The hype train is about to start rolling for the Texas football program heading into the 2019 off-season. Where does that leave the Sooners?
The national implications for the Texas football program after this game-changing victory it claimed in the Allstate Sugar Bowl over the Georgia Bulldogs won’t be known until the 2019 regular season kicks off. There are some areas that will see the impact of the Sugar Bowl win for Texas football implemented in the next few months. Looming storylines like relentless off-season hype and speculation and some likely additional success on the recruiting trail are going to be two of the areas where Texas football will see the immediate impact of the Sugar Bowl upset.
This is the first major postseason victory for the Texas football program since knocking off the Ohio State Buckeyes in the 2009 Fiesta Bowl, which capped a fantastic 2008 campaign that left a bad taste with this fan base. Many thought the Texas Longhorns deserved a shot in the BCS National Title Game in 2008, but that was a weird year through and through that would take a long time to revisit.
A positive note that Texas football fans shouldn’t overlook anytime soon was the success this team saw against its biggest conference rival in 2018 with the Oklahoma Sooners. If not for a big lapse in the second half of the Big 12 Championship Game, we could be looking at a Texas team that had the chance at knocking off the Sooners twice in one season.
Moreover, Texas didn’t even have a shot at pulling off a feat like that in more than a century.

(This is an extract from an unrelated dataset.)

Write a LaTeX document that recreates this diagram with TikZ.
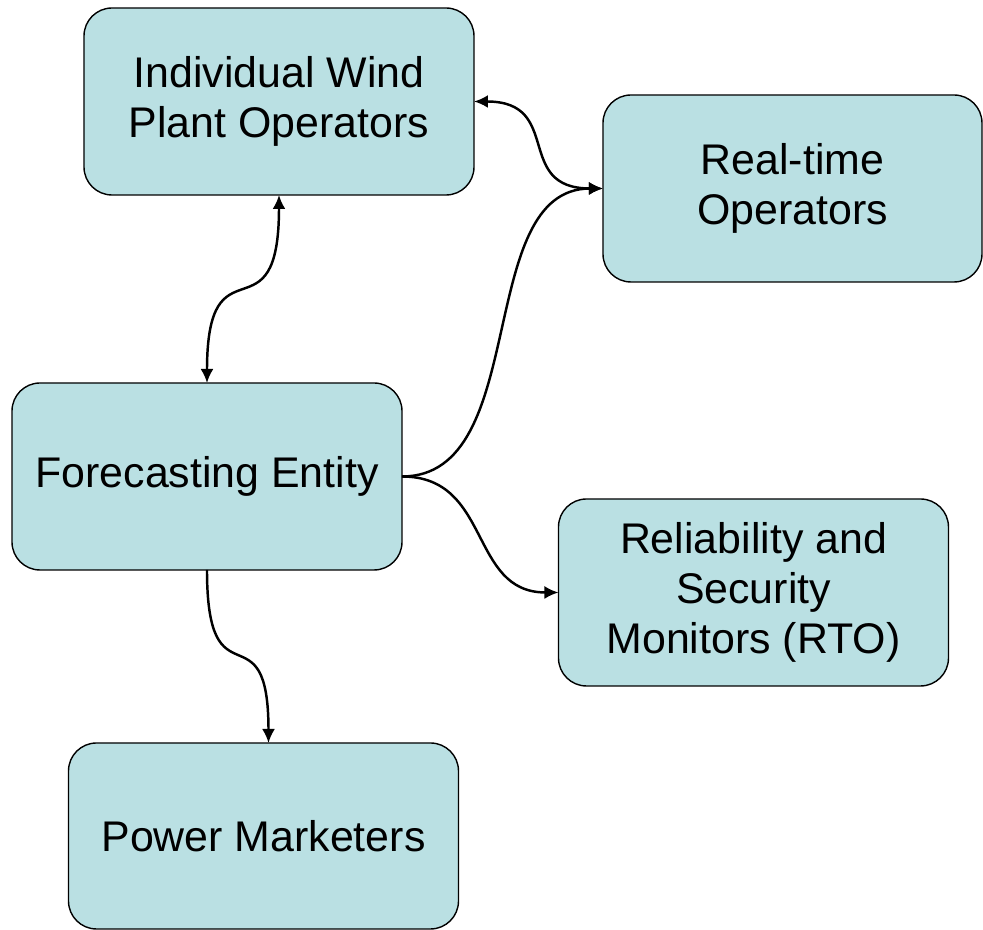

Oklahoma used to go back and forth with the Horns to claim the rights I Big 12 supremacy, but that all changed after the 2009 BCS National Championship Game. After that loss for the Horns to the Alabama Crimson Tide, Oklahoma for all intents and purposes ran the Big 12.
And, after the Sooners claimed the Big 12 Championship Game over the Horns this year, that program now has a stake in the last four conference titles. The real question as it pertains to the Horns, though, is a potential shift in the balance of power in the Big 12.
With some recently prominent contenders in the Big 12 falling off in 2018, the Red River Showdown looks to be moving back into the light of national relevance. Programs like the TCU Horned Frogs and Oklahoma State Cowboys could now be playing third and fourth fiddle to the Horns and Sooners in the Big 12 moving forward.
In all likelihood, the coaching faces of the Big 12 for the next few years at least will be Oklahoma’s Lincoln Riley and head Texas football coach Tom Herman. All Herman needs to overtake Riley is continue what he did in the first Red River meeting this year to some level of consistency in the coming seasons to have a shot at claiming the first Big 12 Title for the Horns in a long time.
The evidence that the Horns could be getting a leg up was displayed during the postseason. Oklahoma should be a contender in the Big 12 for a while, but it is going to lose its most valuable player by far next year to the MLB. Without Heisman winning quarterback Kyler Murray in the mix in Norman, OK, the Sooners could take a pretty big step back next year.
Meanwhile, Texas held its own against an SEC opponent that the Sooners lost to in the College Football Playoff last season. Georgia wasn’t the same team this year that it was last, but the evidence could be mounting from the bowl season that the Horns could even rise beyond the Sooners in the Big 12 not too far into the future, with its sophomore sensation quarterback Sam Ehlinger returning to lead the way in 2019 and possibly 2020.